Restate, exactly and without pictures, the lines from the start of the listing below through the line holding "(t2) at (619,71)".

RECORDED INFORMATION:
════
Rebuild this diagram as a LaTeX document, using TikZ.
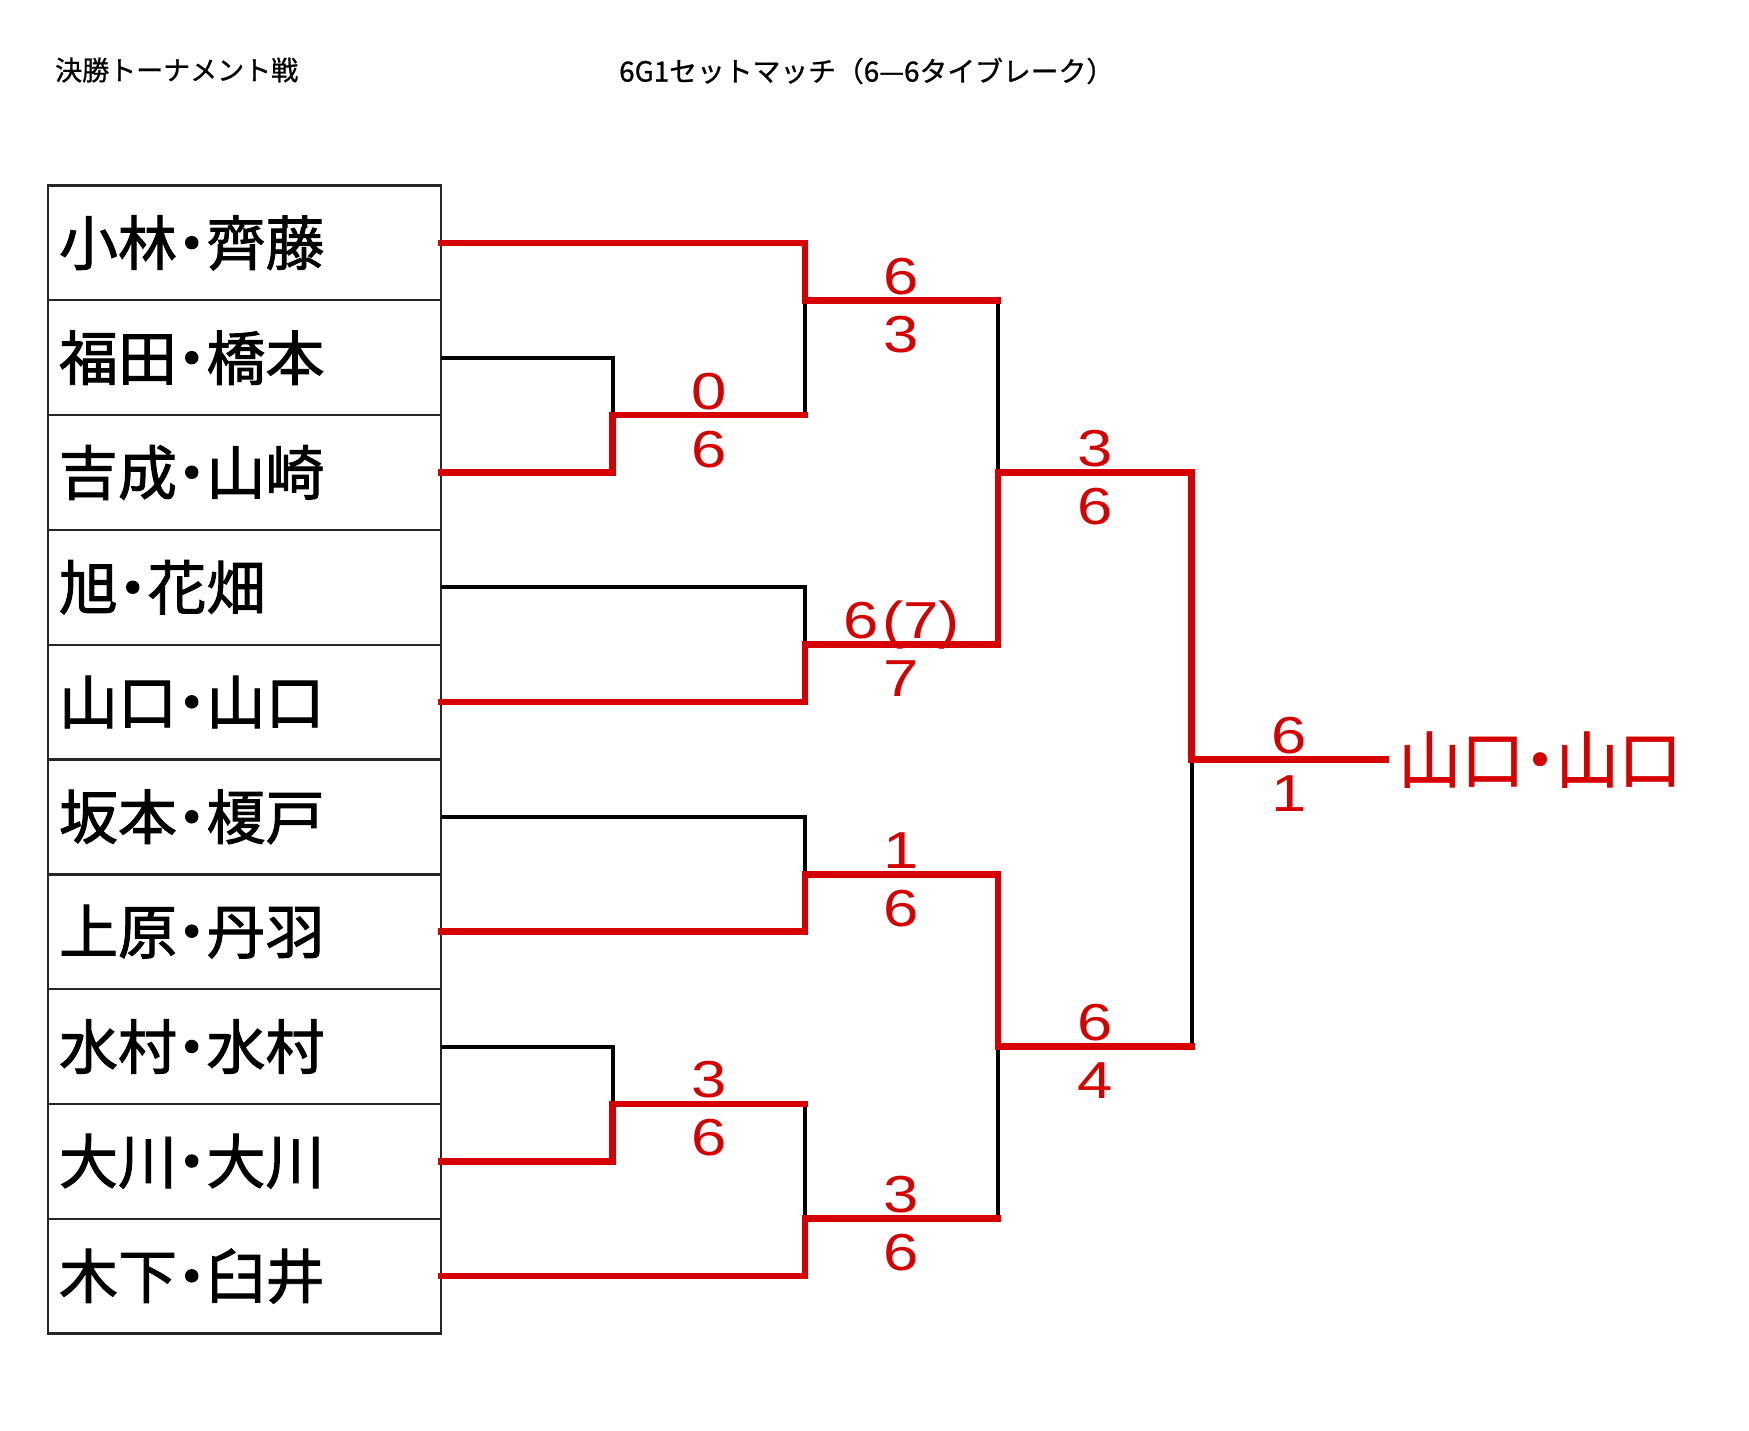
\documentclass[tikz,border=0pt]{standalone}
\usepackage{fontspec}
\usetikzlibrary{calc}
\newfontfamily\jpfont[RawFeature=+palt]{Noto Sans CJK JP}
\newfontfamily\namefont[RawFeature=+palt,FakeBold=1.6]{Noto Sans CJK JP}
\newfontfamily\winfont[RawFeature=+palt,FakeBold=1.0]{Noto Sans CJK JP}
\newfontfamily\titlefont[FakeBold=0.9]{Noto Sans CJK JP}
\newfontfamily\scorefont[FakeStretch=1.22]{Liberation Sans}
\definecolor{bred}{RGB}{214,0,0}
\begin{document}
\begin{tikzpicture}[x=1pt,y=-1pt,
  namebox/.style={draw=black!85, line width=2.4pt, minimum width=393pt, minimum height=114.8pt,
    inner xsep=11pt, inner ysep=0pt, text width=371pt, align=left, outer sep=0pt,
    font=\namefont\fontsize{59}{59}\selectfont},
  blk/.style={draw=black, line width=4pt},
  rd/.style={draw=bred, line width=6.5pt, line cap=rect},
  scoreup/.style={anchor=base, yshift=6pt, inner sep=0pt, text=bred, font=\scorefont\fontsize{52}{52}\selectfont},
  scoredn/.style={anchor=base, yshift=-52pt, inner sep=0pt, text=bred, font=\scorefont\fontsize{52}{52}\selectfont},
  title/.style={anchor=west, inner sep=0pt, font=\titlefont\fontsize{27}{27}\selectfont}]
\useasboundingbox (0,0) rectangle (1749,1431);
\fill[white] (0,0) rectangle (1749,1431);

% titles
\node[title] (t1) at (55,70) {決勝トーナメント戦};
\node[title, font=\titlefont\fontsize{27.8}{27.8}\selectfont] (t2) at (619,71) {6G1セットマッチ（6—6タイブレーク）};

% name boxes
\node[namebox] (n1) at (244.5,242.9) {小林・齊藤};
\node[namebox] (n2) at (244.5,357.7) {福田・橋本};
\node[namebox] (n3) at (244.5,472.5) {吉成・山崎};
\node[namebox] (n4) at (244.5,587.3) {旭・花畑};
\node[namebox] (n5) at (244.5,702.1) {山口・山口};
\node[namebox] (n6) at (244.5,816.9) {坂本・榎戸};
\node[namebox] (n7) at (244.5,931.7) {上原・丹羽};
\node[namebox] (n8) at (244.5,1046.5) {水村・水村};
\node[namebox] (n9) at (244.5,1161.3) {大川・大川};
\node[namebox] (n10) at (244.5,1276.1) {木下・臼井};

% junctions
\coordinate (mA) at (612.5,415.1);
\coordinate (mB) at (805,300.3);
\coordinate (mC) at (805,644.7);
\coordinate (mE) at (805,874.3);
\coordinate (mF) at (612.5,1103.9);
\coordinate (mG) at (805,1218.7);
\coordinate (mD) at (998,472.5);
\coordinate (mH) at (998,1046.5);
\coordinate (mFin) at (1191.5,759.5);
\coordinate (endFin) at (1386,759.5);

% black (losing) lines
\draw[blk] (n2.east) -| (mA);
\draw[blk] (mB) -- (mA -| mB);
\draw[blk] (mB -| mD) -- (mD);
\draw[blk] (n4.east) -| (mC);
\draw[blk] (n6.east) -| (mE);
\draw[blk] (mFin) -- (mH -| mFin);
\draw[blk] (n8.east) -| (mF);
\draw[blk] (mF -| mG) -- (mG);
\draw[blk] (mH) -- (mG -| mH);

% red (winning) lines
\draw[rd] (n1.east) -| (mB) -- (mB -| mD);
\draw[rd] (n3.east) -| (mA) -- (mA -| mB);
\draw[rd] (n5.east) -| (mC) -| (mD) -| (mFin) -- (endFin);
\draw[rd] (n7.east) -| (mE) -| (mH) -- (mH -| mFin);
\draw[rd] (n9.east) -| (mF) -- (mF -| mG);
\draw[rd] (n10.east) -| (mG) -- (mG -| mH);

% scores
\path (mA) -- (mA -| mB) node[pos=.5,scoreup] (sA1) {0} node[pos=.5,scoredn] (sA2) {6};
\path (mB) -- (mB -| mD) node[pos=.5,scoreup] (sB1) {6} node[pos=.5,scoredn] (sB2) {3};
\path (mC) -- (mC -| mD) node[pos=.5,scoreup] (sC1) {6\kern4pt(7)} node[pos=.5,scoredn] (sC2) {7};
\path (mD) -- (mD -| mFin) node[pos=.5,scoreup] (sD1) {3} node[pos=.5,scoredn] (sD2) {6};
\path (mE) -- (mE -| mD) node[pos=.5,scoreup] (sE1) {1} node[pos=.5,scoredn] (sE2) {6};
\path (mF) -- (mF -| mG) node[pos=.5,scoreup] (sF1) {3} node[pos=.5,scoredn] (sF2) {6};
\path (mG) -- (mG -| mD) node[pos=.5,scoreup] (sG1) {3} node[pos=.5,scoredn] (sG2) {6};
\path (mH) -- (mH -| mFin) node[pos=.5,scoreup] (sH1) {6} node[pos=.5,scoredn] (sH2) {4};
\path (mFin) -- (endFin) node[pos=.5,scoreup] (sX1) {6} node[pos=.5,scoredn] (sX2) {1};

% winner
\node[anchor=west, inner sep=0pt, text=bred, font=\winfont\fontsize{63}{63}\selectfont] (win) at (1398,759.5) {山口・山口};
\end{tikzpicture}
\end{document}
════
CORRECT RESULT:
Rebuild this diagram as a LaTeX document, using TikZ.
\documentclass[tikz,border=0pt]{standalone}
\usepackage{fontspec}
\usetikzlibrary{calc}
\newfontfamily\jpfont[RawFeature=+palt]{Noto Sans CJK JP}
\newfontfamily\namefont[RawFeature=+palt,FakeBold=1.6]{Noto Sans CJK JP}
\newfontfamily\winfont[RawFeature=+palt,FakeBold=1.0]{Noto Sans CJK JP}
\newfontfamily\titlefont[FakeBold=0.9]{Noto Sans CJK JP}
\newfontfamily\scorefont[FakeStretch=1.22]{Liberation Sans}
\definecolor{bred}{RGB}{214,0,0}
\begin{document}
\begin{tikzpicture}[x=1pt,y=-1pt,
  namebox/.style={draw=black!85, line width=2.4pt, minimum width=393pt, minimum height=114.8pt,
    inner xsep=11pt, inner ysep=0pt, text width=371pt, align=left, outer sep=0pt,
    font=\namefont\fontsize{59}{59}\selectfont},
  blk/.style={draw=black, line width=4pt},
  rd/.style={draw=bred, line width=6.5pt, line cap=rect},
  scoreup/.style={anchor=base, yshift=6pt, inner sep=0pt, text=bred, font=\scorefont\fontsize{52}{52}\selectfont},
  scoredn/.style={anchor=base, yshift=-52pt, inner sep=0pt, text=bred, font=\scorefont\fontsize{52}{52}\selectfont},
  title/.style={anchor=west, inner sep=0pt, font=\titlefont\fontsize{27}{27}\selectfont}]
\useasboundingbox (0,0) rectangle (1749,1431);
\fill[white] (0,0) rectangle (1749,1431);

% titles
\node[title] (t1) at (55,70) {決勝トーナメント戦};
\node[title, font=\titlefont\fontsize{27.8}{27.8}\selectfont] (t2) at (619,71) {6G1セットマッチ（6—6タイブレーク）};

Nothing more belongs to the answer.